Here’s an interesting conversation between Robinhood’s CEO and Elon Musk. They spoke Sunday night on a live stream of Clubhouse, an invitation-only social networking app that’s been gaining popularity.
“The request was around $3 billion, which is, you know, about an order of magnitude more than what it typically is,” Robinhood Chief Executive Vlad Tenev said.
At about 3pm today all my indicators fired off at the same time that this party is over. The marines have been called in and many people are going to lose a lot of money.
The smart money really played this perfectly starting w that 2% dip in the spy last week. They took down some of their most liquid/best winners (faang) and rotated into shorting the meme stocks. After close today they hit GameStop. People will need to puke out…
There are several factors that will prevent these stocks from rising.
The short squeeze is over. The hedge funds that had sizeable short positions have covered. Any institution that remains short will only do so if they have a considerable balance sheet.
Brokers are still limiting the purchases of these names or they’re requiring a 100% margin.
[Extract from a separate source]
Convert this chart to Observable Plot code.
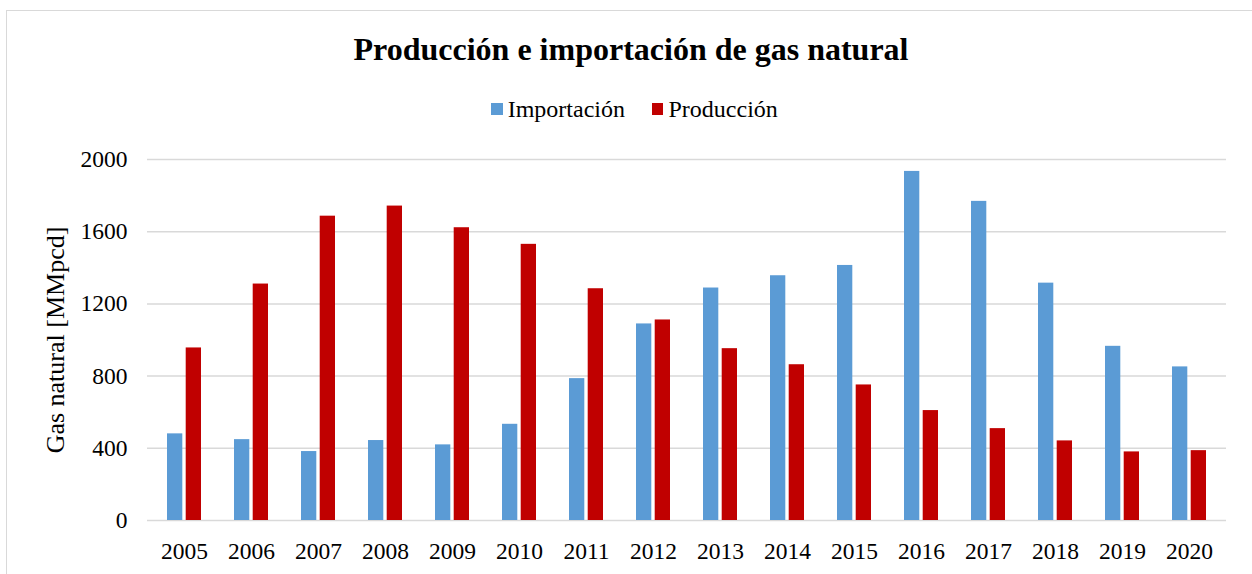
<!DOCTYPE html>
<html>
<head>
<meta charset="utf-8">
<script src="https://cdn.jsdelivr.net/npm/d3@7"></script>
<script src="https://cdn.jsdelivr.net/npm/@observablehq/plot@0.6"></script>
<style>
  html, body { margin: 0; padding: 0; background: #fff; overflow: hidden; }
  #wrap { position: relative; width: 1252px; height: 574px; overflow: hidden; font-family: "Liberation Serif", "Times New Roman", serif; color: #000; }
  #frame { position: absolute; left: 6px; top: 10px; width: 1262px; height: 600px; border: 1.5px solid #d9d9d9; box-sizing: border-box; }
  #title { position: absolute; left: 0; top: 33px; width: 1262px; text-align: center; font-size: 32px; line-height: 32px; font-weight: bold; }
  #legend { position: absolute; left: 0; top: 97px; width: 1269px; display: flex; justify-content: center; align-items: center; font-size: 24px; line-height: 24px; }
  #legend .item { display: flex; align-items: center; }
  #legend .sw { width: 11.5px; height: 11.5px; margin-right: 5px; }
  #legend .gap { width: 27px; }
  #chart { position: absolute; left: 0; top: 131px; }
  #chart svg [aria-label="y-axis label"] text, #chart svg [aria-label="y-axis label"] { font-size: 26px; }
</style>
</head>
<body>
<div id="wrap">
  <div id="frame"></div>
  <div id="title"></div>
  <div id="legend"></div>
  <div id="chart"></div>
</div>
<script>
const title = "Producción e importación de gas natural";
const seriesNames = ["Importación", "Producción"];
const seriesColors = ["#5B9BD5", "#C00000"];
const years = ["2005","2006","2007","2008","2009","2010","2011","2012","2013","2014","2015","2016","2017","2018","2019","2020"];
const importacion = [480, 448, 382, 443, 419, 533, 786, 1089, 1288, 1356, 1413, 1934, 1768, 1315, 965, 851];
const produccion = [956, 1310, 1686, 1742, 1622, 1530, 1284, 1111, 952, 863, 751, 609, 509, 441, 380, 387];
const yTicks = [0, 400, 800, 1200, 1600, 2000];
const yLabel = "Gas natural [MMpcd]";

document.getElementById("title").textContent = title;
const legend = document.getElementById("legend");
seriesNames.forEach((name, i) => {
  if (i > 0) { const g = document.createElement("div"); g.className = "gap"; legend.appendChild(g); }
  const item = document.createElement("div"); item.className = "item";
  const sw = document.createElement("div"); sw.className = "sw"; sw.style.background = seriesColors[i];
  const t = document.createElement("span"); t.textContent = name;
  item.appendChild(sw); item.appendChild(t); legend.appendChild(item);
});

const impRows = years.map((y, i) => ({year: y, value: importacion[i]}));
const prodRows = years.map((y, i) => ({year: y, value: produccion[i]}));

const chart = Plot.plot({
  width: 1252,
  height: 443,
  marginTop: 28,
  marginBottom: 54,
  marginLeft: 147,
  marginRight: 26,
  style: {fontFamily: "'Liberation Serif', 'Times New Roman', serif", fontSize: "23.5px", color: "#000", background: "transparent", overflow: "visible"},
  x: {domain: years, paddingInner: 0.5, paddingOuter: 0.25, tickSize: 0, tickPadding: 22, label: null},
  y: {domain: [0, 2000], ticks: yTicks, tickSize: 0, tickPadding: 20, tickFormat: d => String(d),
      label: yLabel, labelAnchor: "center", labelOffset: 102, labelArrow: "none"},
  marks: [
    Plot.ruleY(yTicks, {y: d => d, stroke: "#d9d9d9", strokeWidth: 1.5}),
    Plot.barY(impRows, {x: "year", y: "value", fill: seriesColors[0], insetRight: 18.7, insetLeft: 0}),
    Plot.barY(prodRows, {x: "year", y: "value", fill: seriesColors[1], insetLeft: 18.7, insetRight: 0})
  ]
});
document.getElementById("chart").appendChild(chart);
</script>
</body>
</html>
Both limit additional buying pressure.
Also, if retail traders aren’t able to buy call options (or they’ve become too expensive due to sky high IV), they lose their ability to “gamma squeeze” the dealers (where dealers are forced to add additional long shares to hedge which pumps the rally further).
For GME, put volume has overtaken call volume in recent days. As more puts are bought, dealers, who are hedged with long shares, peel off their holdings adding more selling pressure.
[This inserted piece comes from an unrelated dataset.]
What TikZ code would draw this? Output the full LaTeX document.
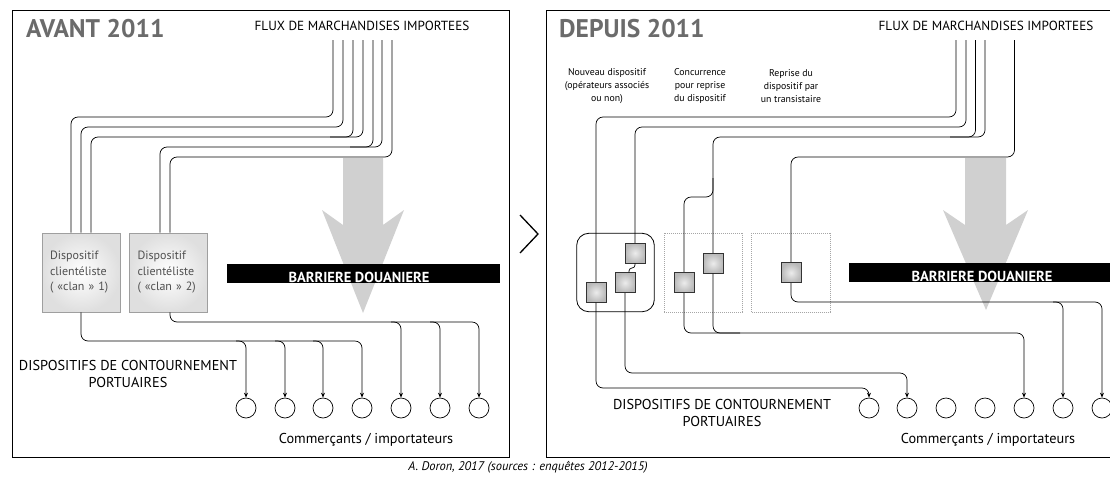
\documentclass[tikz,border=0pt]{standalone}
\usepackage{fontspec}
\setmainfont{PT Sans}
\usetikzlibrary{arrows.meta,calc}
\definecolor{titlegray}{HTML}{6B6B6B}
\definecolor{arrowgray}{HTML}{D0D0D0}
\definecolor{boxtext}{HTML}{505050}
\begin{document}
\begin{tikzpicture}[x=1pt,y=-1pt,
  flow/.style={line width=0.7pt, rounded corners=7pt},
  flowar/.style={flow, -{Stealth[length=5pt,width=4pt]}},
  circ/.style={circle, draw, line width=0.7pt, minimum size=20pt, inner sep=0pt},
  clanbox/.style={draw=gray!75, line width=0.8pt, inner color=white, outer color=gray!25,
     minimum width=78pt, minimum height=79pt, text width=62pt, align=left,
     inner xsep=8pt, inner ysep=0pt, font=\fontsize{12}{15.5}\selectfont, text=boxtext},
  sq/.style={draw=black!80, line width=0.6pt, minimum size=20pt, inner sep=0pt,
     inner color=gray!15, outer color=gray!55},
  grp/.style={draw, line width=0.8pt, rounded corners=12pt, minimum width=77.6pt, minimum height=78.4pt},
  dotbox/.style={draw=gray!70, line width=0.6pt, dash pattern=on 1pt off 1pt, minimum width=78.4pt, minimum height=79pt},
  title/.style={font=\bfseries\fontsize{25.5}{25.5}\selectfont, text=titlegray, inner sep=0pt, anchor=west},
  flux/.style={font=\fontsize{13.2}{13.2}\selectfont, inner sep=0pt},
  big/.style={font=\fontsize{14.3}{17.5}\selectfont, inner sep=0pt, align=center},
  small/.style={font=\fontsize{9.8}{13}\selectfont, inner sep=0pt, align=center},
  bar/.style={fill=black, minimum height=19pt, inner sep=0pt},
  bartext/.style={text=white, font=\bfseries\fontsize{14.5}{14.5}\selectfont, inner sep=0pt, anchor=base}
]
\useasboundingbox (0,0) rectangle (1110,477);
\clip (0,0) rectangle (1110,477);

% frames
\draw[line width=1pt] (12,10) rectangle (509,457);
\draw[line width=1pt] (546,10) rectangle (1125,457);
\draw[line width=1.3pt] (520,215) -- (538,234) -- (520,253);

% ===== LEFT PANEL =====
\node[title] (tA) at (26,29) {AVANT 2011};
\node[flux] (fA) at (362,26) {FLUX DE MARCHANDISES IMPORTEES};

\fill[arrowgray] (343,158) -- (343,225) -- (322,210) -- (363,313) -- (404,210) -- (383,225) -- (383,158) -- cycle;

\node[bar, minimum width=273pt] (barA) at (363.5,273.5) {};
\begin{scope}
\clip (barA.south west) rectangle (barA.north east);
\node[bartext] (btA) at (359,282.5) {BARRIERE DOUANIERE};
\end{scope}

\node[clanbox] (box1) at (81,272.5) {Dispositif\\clientéliste\\( «clan » 1)};
\node[clanbox] (box2) at (168.5,272.5) {Dispositif\\clientéliste\\( «clan » 2)};

\foreach \i/\x in {1/333,2/343,3/353,4/363,5/373,6/382,7/392}
  \coordinate (a\i) at (\x,40);
\draw[flow] (a1) |- (71,117) -- (71,0 |- box1.north);
\draw[flow] (a2) |- (81,127) -- (box1.north);
\draw[flow] (a3) |- (91,137) -- (91,0 |- box1.north);
\draw[flow] (a4) |- (330,137);
\draw[flow] (a5) |- (160,147) -- (160,0 |- box2.north);
\draw[flow] (a6) |- (350,147);
\draw[flow] (a7) |- (170,157) -- (170,0 |- box2.north);

\foreach \i/\x in {1/246,2/285,3/323,4/362,5/401,6/440,7/479}
  \node[circ] (ci\i) at (\x,408) {};

\draw[flowar] (box1.south) |- (ci4.north |- 0,341) -- (ci4.north);
\foreach \i/\x in {1/246,2/285,3/323}
  \draw[flowar] (\x-10,341) -- (\x,341) -- (ci\i.north);
\draw[flowar] (170,0 |- box2.south) |- (ci7.north |- 0,322) -- (ci7.north);
\foreach \i/\x in {5/401,6/440}
  \draw[flowar] (\x-10,322) -- (\x,322) -- (ci\i.north);

\node[big] (dA) at (128,374) {DISPOSITIFS DE CONTOURNEMENT\\PORTUAIRES};
\node[big] (cA) at (366,440) {Commerçants / importateurs};

% ===== RIGHT PANEL =====
\node[title] (tB) at (559,29) {DEPUIS 2011};
\node[flux] (fB) at (986,26) {FLUX DE MARCHANDISES IMPORTEES};

\node[small] (l1) at (607,86) {Nouveau dispositif\\(opérateurs associés\\ou non)};
\node[small] (l2) at (700,86) {Concurrence\\pour reprise\\du dispositif};
\node[small] (l3) at (791,86) {Reprise du\\dispositif par\\un transistaire};

\fill[arrowgray] (965,158) -- (965,225) -- (943,210) -- (986,310) -- (1028,210) -- (1006,225) -- (1006,158) -- cycle;

\node[bar, minimum width=266pt] (barB) at (982,272.5) {};
\begin{scope}
\clip (barB.south west) rectangle (barB.north east);
\node[bartext] (btB) at (982,281.5) {BARRIERE DOUANIERE};
\end{scope}

\node[grp] (g1) at (615.5,272.5) {};
\node[dotbox] (g2) at (703.5,272.5) {};
\node[dotbox] (g3) at (790.9,272.5) {};

\foreach \i/\x in {1/956,2/966,3/975.5,4/985,5/1014.5}
  \coordinate (b\i) at (\x,40);
\coordinate (br) at (713,178);

\draw[flow] (b1) |- (596,117) -- (596,282);
\draw[flow] (b2) |- (635,127) -- (635,243);
\draw[flow] (b3) |- (713,137) -- (713,253);
\draw[flow] (b4) |- (950,137);
\draw[flow] (br) |- (684,197) -- (684,272);
\draw[flow] (b5) |- (791,157) -- (791,262);

\node[sq] (sqA) at (635,253) {};
\node[sq] (sqB) at (625,282.7) {};
\node[sq] (sqC) at (596,292.3) {};
\node[sq] (sqD) at (684,282.7) {};
\node[sq] (sqE) at (713,263.3) {};
\node[sq] (sqF) at (791,272.7) {};

\draw[flow, rounded corners=3pt] (sqA.south) -- (635,268) -- (629,268) -- (629,0 |- sqB.north);

\foreach \i/\x in {1/869,2/907,3/946,4/985,5/1024,6/1063,7/1102}
  \node[circ] (cj\i) at (\x,408) {};

\draw[flowar] (sqC.south) |- (cj1.north |- 0,388) -- (cj1.north);
\draw[flowar] (sqB.south) |- (cj2.north |- 0,373) -- (cj2.north);
\draw[flowar] (sqD.south) |- (cj5.north |- 0,333) -- (cj5.north);
\draw[flow] (sqE.south) |- (740,333);
\draw[flowar] (sqF.south) |- (cj7.north |- 0,302) -- (cj7.north);
\draw[flowar] (1053,302) -- (1063,302) -- (cj6.north);

\node[big] (dB) at (722,413) {DISPOSITIFS DE CONTOURNEMENT\\PORTUAIRES};
\node[big] (cB) at (988,440) {Commerçants / importateurs};

% caption
\node[font=\itshape\fontsize{12.5}{12.5}\selectfont, inner sep=0pt] (cap) at (528,467) {A. Doron, 2017 (sources : enquêtes 2012-2015)};
\end{tikzpicture}
\end{document}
And as the price of GME declines, this reduces ITM calls, which allows dealers to sell off even more shares, causing the price to fall further. This causes more puts to be bought, which allows dealers to dump even more shares. And a self-reinforcing downward price spiral ensues.
I believe institutions were given a free hand to sell back and forth to unwind the price.
The court case will take 10 years and by that time nobody will even remember.
They are not even liquidating. They have been given a clear field to bounce their shares back and forth to unwind the price. It’s theft, But because it’s only the poor they are stealing from, needless to say, it’s legal.
That if a group get together and force huge losses onto the holders of a short position, You can make a lot of money by getting them to capitulate. The net effect is a huge transfer of wealth from the wealthy (hedge funds) to the predominantly poor who make up the group.
Unless you control the market, its always gambling. For a couple of days the rabble controlled the market and made stacks of cash. When the poor take from the rich the reaction is instant…Total shut out.
What is your thesis for companies driving companies out of business by driving down the price of shares and starving them of loan collateral?
Being frozen out implies you’re not able to liquidate your position.
There were other brokers who had no restrictions in trading these names. The ones who put up restrictions were simply undercapitalized.
As for IG, they have to hedge their risk so if all its customers are going long, it has to offset this net exposure and and go long the underlying. Since it’s putting up buying restrictions, it’s either 1) can’t find enough shares or 2) ithey can but the funding cost is too expensive for their biz model. It’s probably the latter.
Not really M8, Frozen out implies, you cant get in.
Never seen IG stop all trades. They occasionally partially fill. As for being undercapitalised, IG is the number one broker in the number 1 trading hub in the world. I think we both know what happened here.
Vlad the Stock Impaler has already stated multiple times (specifically r.e. Robinhood) that it was a liquidity issue. They received billions in Citadel injections. The shorts were caught off guard, the brokers were caught off guard, and retail pounced.
The shorts made their money back. (Bailed out)
Robinhood got their injections. (Bailed out)
Liquidity providers KILLED it in fees. (Bailed out)
And retail lost all their money. (Walked right into the trap. No bailout).
While some may find recent current events upsetting, this isn’t anything new.
Retail traders will always be at a disadvantage. Are financial markets rigged in some shape or form? Absolutely. You see banks getting away with “wrist slaps” by just having to pay some fine after being found guilty whether it’s Barclays, Citigroup, JP Morgan, MUFG and RBS rigging the FX market or JPMorgan rigging the commodity markets.
You can complain about your broker, complain that you don’t like the rules, or that the game is rigged but it’s a waste of energy and time.
All you can do is be aware of what you’re getting into and accept it. Nobody is forcing you to compete in this rigged game but if you choose to play, then “man up”.
When you enter the “waters”, it’s full of huge sharks that are out to take your money. You just have to do your best to take money from them instead and lose less money than you take. It’s as simple as that.